• **Exercise goal**: Write out the data below in full, unchanged, minus the images.

• **Input data**:
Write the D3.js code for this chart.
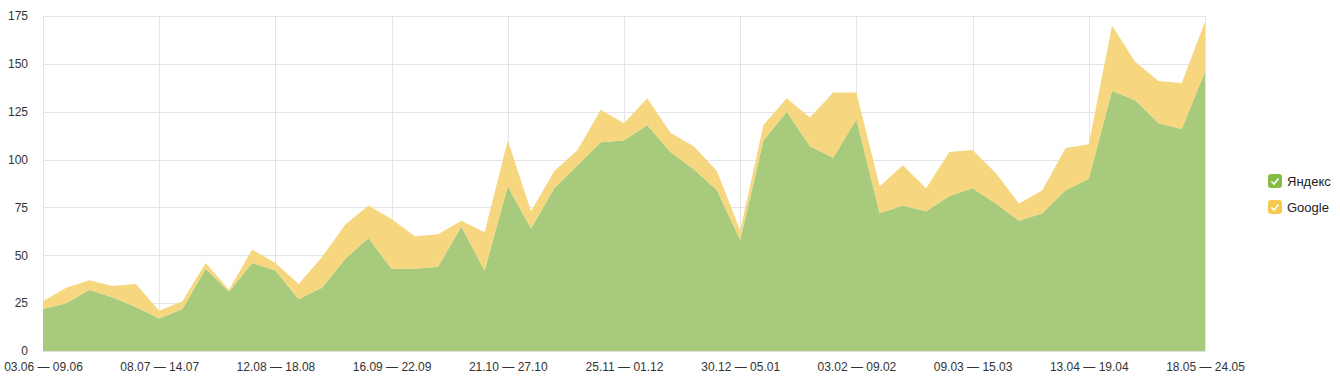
<!DOCTYPE html>
<html>
<head>
<meta charset="utf-8">
<script src="https://cdn.jsdelivr.net/npm/d3@7"></script>
<style>
  body { margin: 0; background: #fff; font-family: "Liberation Sans", Arial, sans-serif; }
  .grid line { stroke: #e5e5e5; }
  .tick text { fill: #333; font-size: 12px; }
</style>
</head>
<body>
<svg id="chart" width="1340" height="388"></svg>
<script>
// weekly points, label shown every 5th week
var weeks = [
  "03.06 — 09.06", "", "", "", "", "08.07 — 14.07", "", "", "", "",
  "12.08 — 18.08", "", "", "", "", "16.09 — 22.09", "", "", "", "",
  "21.10 — 27.10", "", "", "", "", "25.11 — 01.12", "", "", "", "",
  "30.12 — 05.01", "", "", "", "", "03.02 — 09.02", "", "", "", "",
  "09.03 — 15.03", "", "", "", "", "13.04 — 19.04", "", "", "", "",
  "18.05 — 24.05"
];
var yandex = [22, 25, 32, 28, 23, 17, 22, 43, 31, 46,
  42, 27, 33, 48, 59, 43, 43, 44, 65, 42,
  86, 64, 85, 97, 109, 110, 118, 104, 95, 84,
  58, 110, 125, 107, 101, 121, 72, 76, 73, 81,
  85, 77, 68, 72, 84, 90, 136, 131, 119, 116,
  146];
var google = [4, 8, 5, 6, 12, 4, 4, 3, 1, 7,
  4, 8, 16, 18, 17, 26, 17, 17, 3, 20,
  24, 9, 9, 8, 17, 9, 14, 10, 12, 10,
  5, 8, 7, 15, 34, 14, 14, 21, 12, 23,
  20, 16, 9, 12, 22, 18, 34, 20, 22, 24,
  26];
var yTicks = [0, 25, 50, 75, 100, 125, 150, 175];
var seriesNames = ["Яндекс", "Google"];
var areaColors = ["#a5c878", "#f6d67b"];
var legendColors = ["#86bb45", "#f6ca4f"];

var svg = d3.select("#chart");
var plotLeft = 43, plotRight = 1205, plotTop = 16, plotBottom = 351;

var x = d3.scaleLinear().domain([0, weeks.length - 1]).range([plotLeft, plotRight]);
var y = d3.scaleLinear().domain([0, 175]).range([plotBottom, plotTop]);

var rows = weeks.map(function (w, i) { return { i: i, yandex: yandex[i], google: google[i] }; });
var stack = d3.stack().keys(["yandex", "google"])(rows);

// grid
var labelIdx = weeks.map(function (w, i) { return i; }).filter(function (i) { return weeks[i] !== ""; });
svg.append("g").attr("class", "grid")
  .selectAll("line.h").data(yTicks).enter().append("line")
  .attr("x1", plotLeft).attr("x2", plotRight)
  .attr("y1", function (d) { return Math.round(y(d)) + 0.5; })
  .attr("y2", function (d) { return Math.round(y(d)) + 0.5; });
svg.append("g").attr("class", "grid")
  .selectAll("line.v").data(labelIdx).enter().append("line")
  .attr("y1", plotTop).attr("y2", plotBottom)
  .attr("x1", function (d) { return Math.round(x(d)) + 0.5; })
  .attr("x2", function (d) { return Math.round(x(d)) + 0.5; });

// stacked areas
var area = d3.area()
  .x(function (d) { return x(d.data.i); })
  .y0(function (d) { return y(d[0]); })
  .y1(function (d) { return y(d[1]); });
svg.append("g").selectAll("path").data(stack).enter().append("path")
  .attr("d", area)
  .attr("fill", function (d, i) { return areaColors[i]; })
  .attr("fill-opacity", 0.97);

// axes
var yAxis = d3.axisLeft(y).tickValues(yTicks).tickSize(0).tickPadding(15);
svg.append("g").attr("transform", "translate(" + plotLeft + ",0)").call(yAxis)
  .call(function (g) { g.select(".domain").remove(); })
  .selectAll("text").style("font-family", "Liberation Sans, Arial, sans-serif");

var xAxis = d3.axisBottom(x).tickValues(labelIdx)
  .tickFormat(function (d) { return weeks[d]; }).tickSize(0).tickPadding(11);
svg.append("g").attr("transform", "translate(0," + plotBottom + ")").call(xAxis)
  .call(function (g) { g.select(".domain").attr("stroke", "#e0e0e0"); })
  .selectAll("text").style("font-family", "Liberation Sans, Arial, sans-serif");

// legend
var legend = svg.append("g").attr("transform", "translate(1268,174)");
var item = legend.selectAll("g").data(seriesNames).enter().append("g")
  .attr("transform", function (d, i) { return "translate(0," + (i * 26) + ")"; });
item.append("rect").attr("width", 14).attr("height", 14).attr("rx", 3)
  .attr("fill", function (d, i) { return legendColors[i]; });
item.append("path").attr("d", "M3.5,7.5 L6,10 L10.5,4.5")
  .attr("fill", "none").attr("stroke", "#fff").attr("stroke-width", 1.6);
item.append("text").attr("x", 19).attr("y", 12)
  .attr("fill", "#222").style("font-size", "13px")
  .text(function (d) { return d; });
</script>
</body>
</html>
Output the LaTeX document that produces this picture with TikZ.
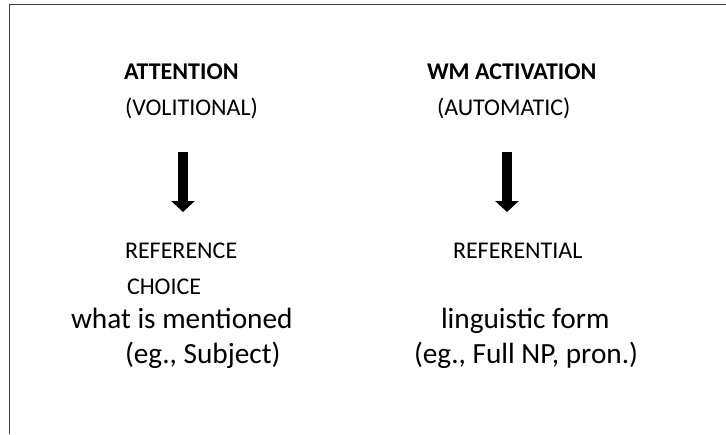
\documentclass[tikz,border=0pt]{standalone}
\usepackage{fontspec}
\setmainfont{Carlito}
\usetikzlibrary{arrows.meta}
\begin{document}
\begin{tikzpicture}[x=1pt,y=-1pt,
  label/.style={anchor=base west,inner sep=0pt,outer sep=0pt},
  head/.style={label,font=\fontsize{24}{28}\selectfont\bfseries},
  caps/.style={label,font=\fontsize{24}{28}\selectfont},
  gloss/.style={label,font=\fontsize{29.3}{34}\selectfont},
  bigarrow/.style={line width=10pt,-{Triangle[width=23pt,length=11pt]}}]
  \useasboundingbox (0,0) rectangle (726,434);
  % frame: only the top and left edges are drawn
  \draw[line width=1.4pt,color=black!75] (9.5,434) -- (9.5,4.5) -- (726,4.5);

  % left column
  \node[head] (att) at (124,79) {ATTENTION};
  \node[caps] (vol) at (125,115) {(VOLITIONAL)};
  \node[caps] (ref) at (125,258) {REFERENCE};
  \node[caps] (cho) at (127,294) {CHOICE};
  \node[gloss] (what) at (71,328) {what is mentioned};
  \node[gloss] (subj) at (125,363) {(eg., Subject)};

  % right column
  \node[head] (wm) at (427,79) {WM ACTIVATION};
  \node[caps] (auto) at (437,115) {(AUTOMATIC)};
  \node[caps] (refl) at (453,258) {REFERENTIAL};
  \node[gloss] (ling) at (441,328) {linguistic form};
  \node[gloss] (np) at (414,363) {(eg., Full NP, pron.)};

  % downward arrows
  \coordinate (a1s) at (183,152);
  \coordinate (a1e) at (183,212);
  \coordinate (a2s) at (507,152);
  \coordinate (a2e) at (507,212);
  \draw[bigarrow] (a1s) -- (a1e);
  \draw[bigarrow] (a2s) -- (a2e);
\end{tikzpicture}
\end{document}
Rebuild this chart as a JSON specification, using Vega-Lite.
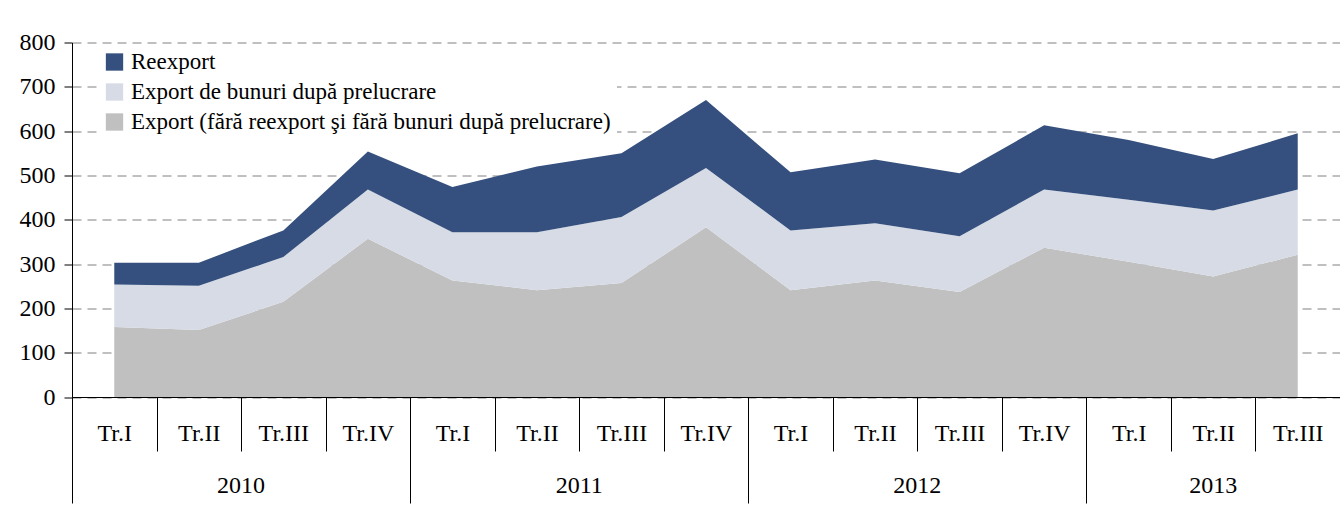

• **Answer to the exercise**:
Write the D3.js code for this chart.
<!DOCTYPE html>
<html>
<head>
<meta charset="utf-8">
<script src="https://cdn.jsdelivr.net/npm/d3@7"></script>
<style>
  body { margin: 0; background: #fff; font-family: "Liberation Sans", Arial, sans-serif; }
  .grid line { stroke: #e5e5e5; }
  .tick text { fill: #333; font-size: 12px; }
</style>
</head>
<body>
<svg id="chart" width="1340" height="388"></svg>
<script>
// weekly points, label shown every 5th week
var weeks = [
  "03.06 — 09.06", "", "", "", "", "08.07 — 14.07", "", "", "", "",
  "12.08 — 18.08", "", "", "", "", "16.09 — 22.09", "", "", "", "",
  "21.10 — 27.10", "", "", "", "", "25.11 — 01.12", "", "", "", "",
  "30.12 — 05.01", "", "", "", "", "03.02 — 09.02", "", "", "", "",
  "09.03 — 15.03", "", "", "", "", "13.04 — 19.04", "", "", "", "",
  "18.05 — 24.05"
];
var yandex = [22, 25, 32, 28, 23, 17, 22, 43, 31, 46,
  42, 27, 33, 48, 59, 43, 43, 44, 65, 42,
  86, 64, 85, 97, 109, 110, 118, 104, 95, 84,
  58, 110, 125, 107, 101, 121, 72, 76, 73, 81,
  85, 77, 68, 72, 84, 90, 136, 131, 119, 116,
  146];
var google = [4, 8, 5, 6, 12, 4, 4, 3, 1, 7,
  4, 8, 16, 18, 17, 26, 17, 17, 3, 20,
  24, 9, 9, 8, 17, 9, 14, 10, 12, 10,
  5, 8, 7, 15, 34, 14, 14, 21, 12, 23,
  20, 16, 9, 12, 22, 18, 34, 20, 22, 24,
  26];
var yTicks = [0, 25, 50, 75, 100, 125, 150, 175];
var seriesNames = ["Яндекс", "Google"];
var areaColors = ["#a5c878", "#f6d67b"];
var legendColors = ["#86bb45", "#f6ca4f"];

var svg = d3.select("#chart");
var plotLeft = 43, plotRight = 1205, plotTop = 16, plotBottom = 351;

var x = d3.scaleLinear().domain([0, weeks.length - 1]).range([plotLeft, plotRight]);
var y = d3.scaleLinear().domain([0, 175]).range([plotBottom, plotTop]);

var rows = weeks.map(function (w, i) { return { i: i, yandex: yandex[i], google: google[i] }; });
var stack = d3.stack().keys(["yandex", "google"])(rows);

// grid
var labelIdx = weeks.map(function (w, i) { return i; }).filter(function (i) { return weeks[i] !== ""; });
svg.append("g").attr("class", "grid")
  .selectAll("line.h").data(yTicks).enter().append("line")
  .attr("x1", plotLeft).attr("x2", plotRight)
  .attr("y1", function (d) { return Math.round(y(d)) + 0.5; })
  .attr("y2", function (d) { return Math.round(y(d)) + 0.5; });
svg.append("g").attr("class", "grid")
  .selectAll("line.v").data(labelIdx).enter().append("line")
  .attr("y1", plotTop).attr("y2", plotBottom)
  .attr("x1", function (d) { return Math.round(x(d)) + 0.5; })
  .attr("x2", function (d) { return Math.round(x(d)) + 0.5; });

// stacked areas
var area = d3.area()
  .x(function (d) { return x(d.data.i); })
  .y0(function (d) { return y(d[0]); })
  .y1(function (d) { return y(d[1]); });
svg.append("g").selectAll("path").data(stack).enter().append("path")
  .attr("d", area)
  .attr("fill", function (d, i) { return areaColors[i]; })
  .attr("fill-opacity", 0.97);

// axes
var yAxis = d3.axisLeft(y).tickValues(yTicks).tickSize(0).tickPadding(15);
svg.append("g").attr("transform", "translate(" + plotLeft + ",0)").call(yAxis)
  .call(function (g) { g.select(".domain").remove(); })
  .selectAll("text").style("font-family", "Liberation Sans, Arial, sans-serif");

var xAxis = d3.axisBottom(x).tickValues(labelIdx)
  .tickFormat(function (d) { return weeks[d]; }).tickSize(0).tickPadding(11);
svg.append("g").attr("transform", "translate(0," + plotBottom + ")").call(xAxis)
  .call(function (g) { g.select(".domain").attr("stroke", "#e0e0e0"); })
  .selectAll("text").style("font-family", "Liberation Sans, Arial, sans-serif");

// legend
var legend = svg.append("g").attr("transform", "translate(1268,174)");
var item = legend.selectAll("g").data(seriesNames).enter().append("g")
  .attr("transform", function (d, i) { return "translate(0," + (i * 26) + ")"; });
item.append("rect").attr("width", 14).attr("height", 14).attr("rx", 3)
  .attr("fill", function (d, i) { return legendColors[i]; });
item.append("path").attr("d", "M3.5,7.5 L6,10 L10.5,4.5")
  .attr("fill", "none").attr("stroke", "#fff").attr("stroke-width", 1.6);
item.append("text").attr("x", 19).attr("y", 12)
  .attr("fill", "#222").style("font-size", "13px")
  .text(function (d) { return d; });
</script>
</body>
</html>
Output the LaTeX document that produces this picture with TikZ.
\documentclass[tikz,border=0pt]{standalone}
\usepackage{fontspec}
\setmainfont{Carlito}
\usetikzlibrary{arrows.meta}
\begin{document}
\begin{tikzpicture}[x=1pt,y=-1pt,
  label/.style={anchor=base west,inner sep=0pt,outer sep=0pt},
  head/.style={label,font=\fontsize{24}{28}\selectfont\bfseries},
  caps/.style={label,font=\fontsize{24}{28}\selectfont},
  gloss/.style={label,font=\fontsize{29.3}{34}\selectfont},
  bigarrow/.style={line width=10pt,-{Triangle[width=23pt,length=11pt]}}]
  \useasboundingbox (0,0) rectangle (726,434);
  % frame: only the top and left edges are drawn
  \draw[line width=1.4pt,color=black!75] (9.5,434) -- (9.5,4.5) -- (726,4.5);

  % left column
  \node[head] (att) at (124,79) {ATTENTION};
  \node[caps] (vol) at (125,115) {(VOLITIONAL)};
  \node[caps] (ref) at (125,258) {REFERENCE};
  \node[caps] (cho) at (127,294) {CHOICE};
  \node[gloss] (what) at (71,328) {what is mentioned};
  \node[gloss] (subj) at (125,363) {(eg., Subject)};

  % right column
  \node[head] (wm) at (427,79) {WM ACTIVATION};
  \node[caps] (auto) at (437,115) {(AUTOMATIC)};
  \node[caps] (refl) at (453,258) {REFERENTIAL};
  \node[gloss] (ling) at (441,328) {linguistic form};
  \node[gloss] (np) at (414,363) {(eg., Full NP, pron.)};

  % downward arrows
  \coordinate (a1s) at (183,152);
  \coordinate (a1e) at (183,212);
  \coordinate (a2s) at (507,152);
  \coordinate (a2e) at (507,212);
  \draw[bigarrow] (a1s) -- (a1e);
  \draw[bigarrow] (a2s) -- (a2e);
\end{tikzpicture}
\end{document}
Rebuild this chart as a JSON specification, using Vega-Lite.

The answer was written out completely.